Пастернак имел в виду требования редакторов: 'Меня заставляли приближать эти переводы к оригиналу до бук' вального совпадения с ним не из почитания подлинника, а для того, чтобы было на что ссылаться и на кого валить в случае пререканий'.
Наглядная зрелищная очевидность; действие в реальном пространстве, а не в книжном, замкнутом текстом; текучесть, беглость-этого же хочется достигнуть на экране.
Из письма к Л. Е. Пинскому
Август 1968 года
Дорогой Леонид Ефимович!
Я с большим интересом прочитал рукопись, которую Вы мне так любезно прислали. Глава о 'Лире' отличная. Совершенная свобода в обращении с огромным материалом; все взаимосвязано: темы и положения, герои и события, история сюжета и современное нам искусство. Вы уверенно прокладываете магистральную тему и легко отходите от нее к новым материалам, чтобы вновь к ней вернуться, усилив мысль обобщениями. Вес оказывается накрепко сцепленным, образуя в итоге универсальную картину трагического.
Ход мысли заставляет вспомнить архитектуру построений Гегеля.

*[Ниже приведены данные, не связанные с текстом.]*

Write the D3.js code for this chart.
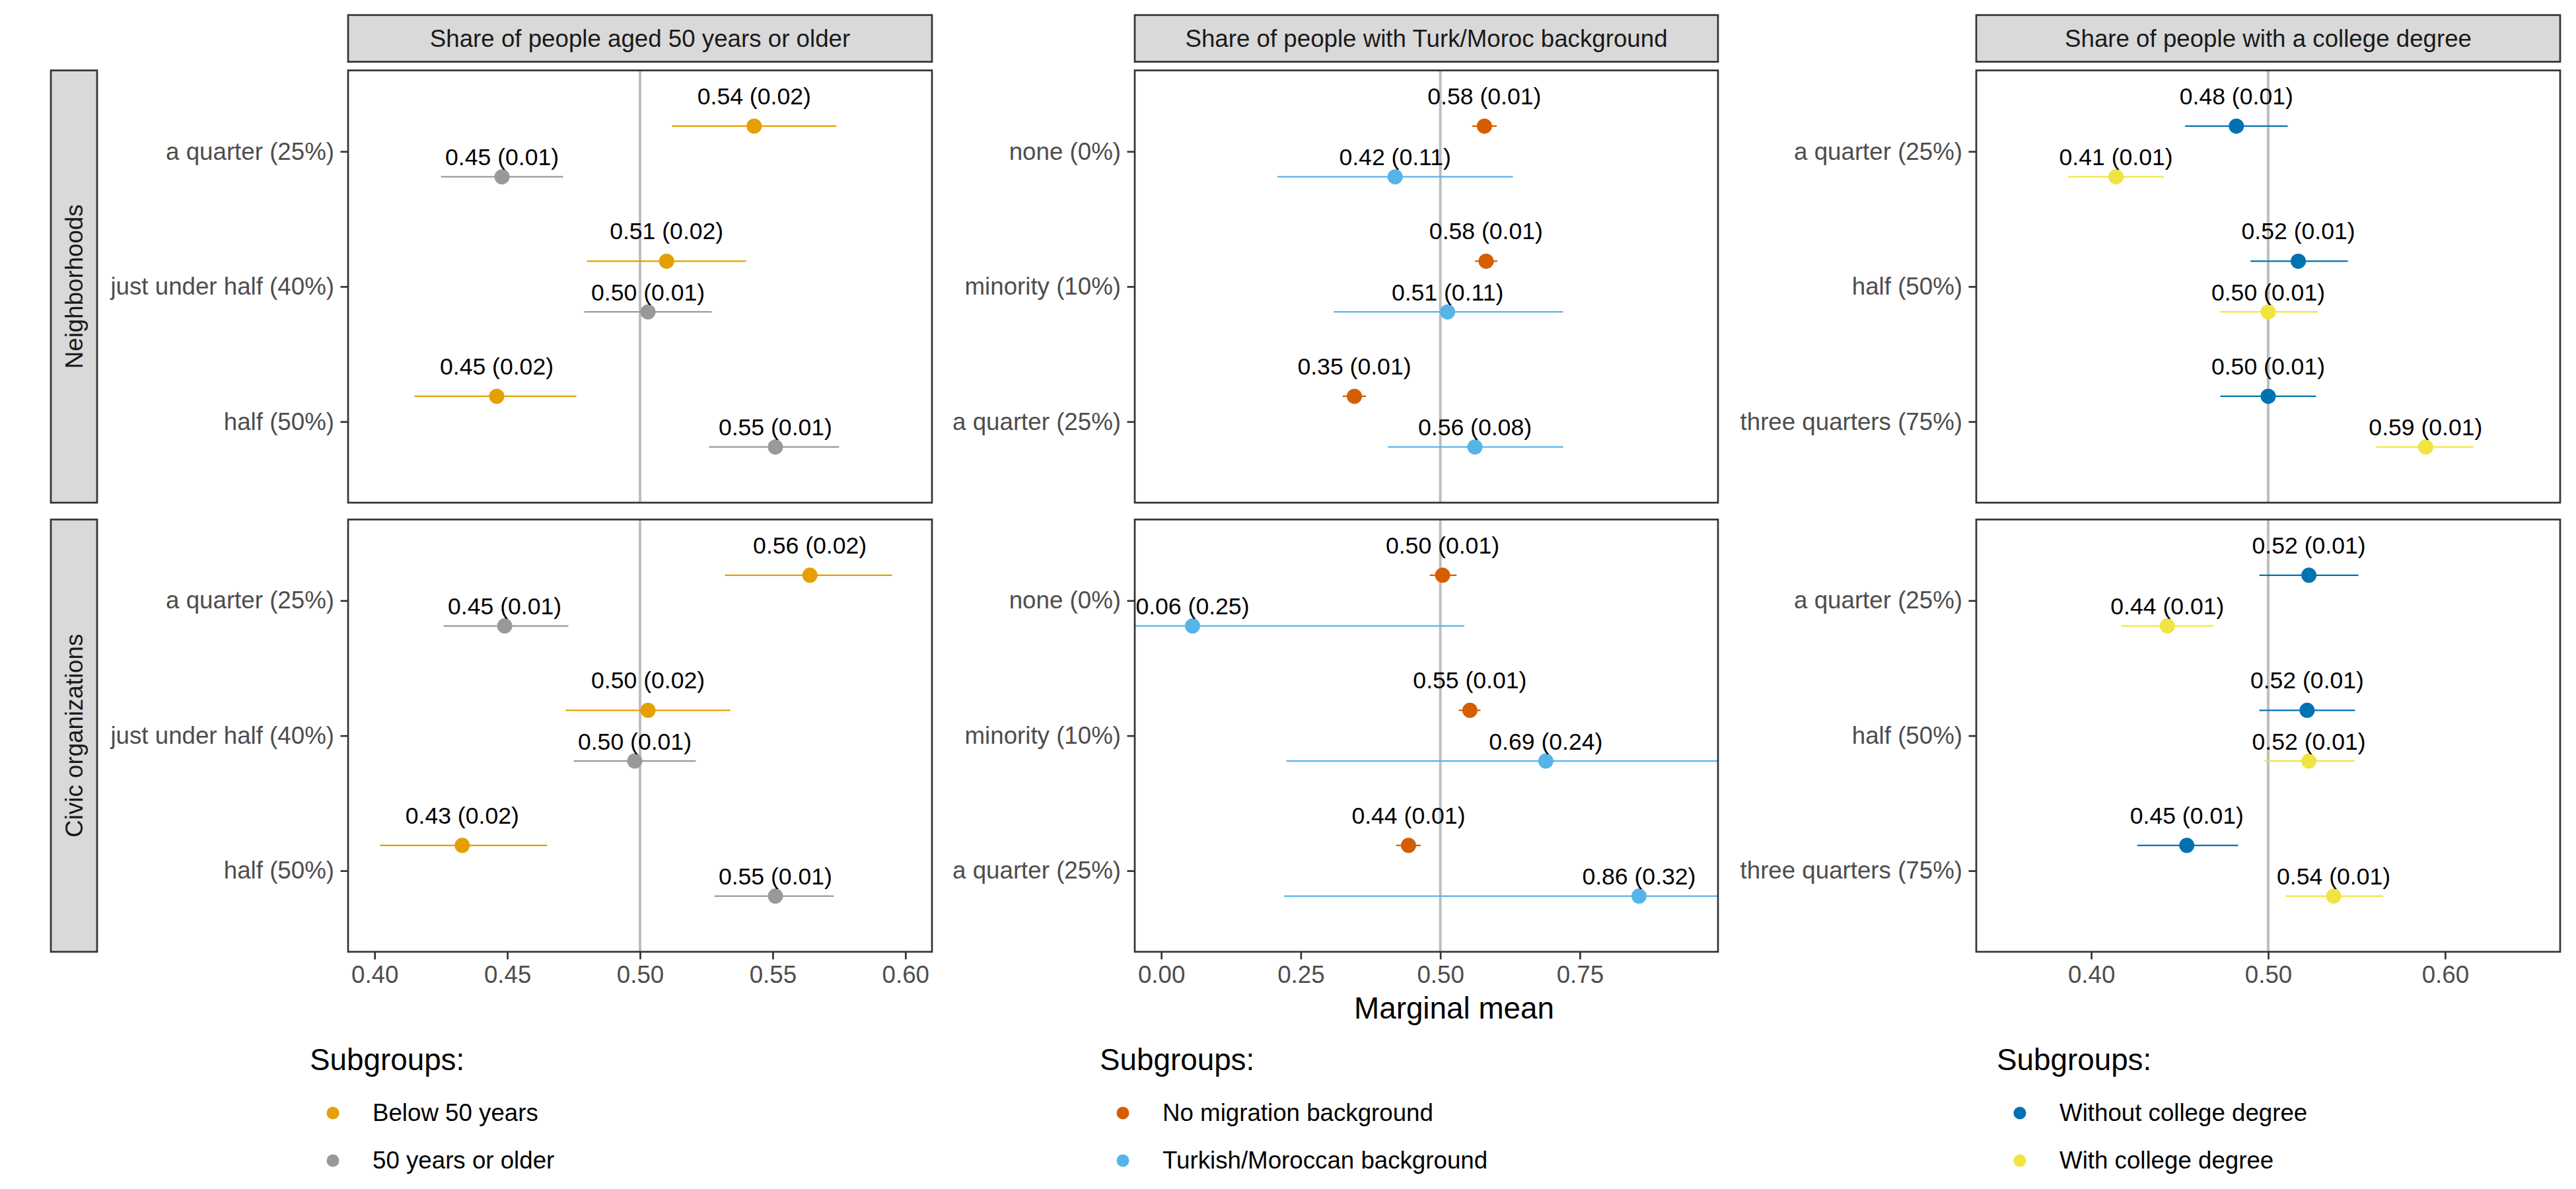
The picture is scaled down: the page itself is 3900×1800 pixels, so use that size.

Законченность концепции лишает меня желания отыскивать в ней недочеты, высказать и критические замечания. Это самостоятельный, во многом авторский труд; глава о 'Лире' помогает мне лучше узнать не только предмет исследования, но и прежде всего исследователя. Однако, следя за развитием {50} Вашей мысли, я начинаю думать о Шекспире по-своему. Это кажется мне достоинством книги.
В возможность существования какого-то единственно правильного толкования 'Лира' я не верю. Чем глубже вчитываешься в текст, тем менее ясной становится сущность этой трагедии, тайна ее воздействия.
... Работа меня вовсе замучила. Сложность моего положения в том, что, думая, как и Вы, о природе героической личности, я не хочу показывать ничего внешне связанного с поэтикой героического; ничего 'титанического', 'величественного' и даже 'возвышенного' (с виду) я допускать на экран не хочу. Не в меньшей степени я и против быта: превращения Шекспира в Вальтера Скотта.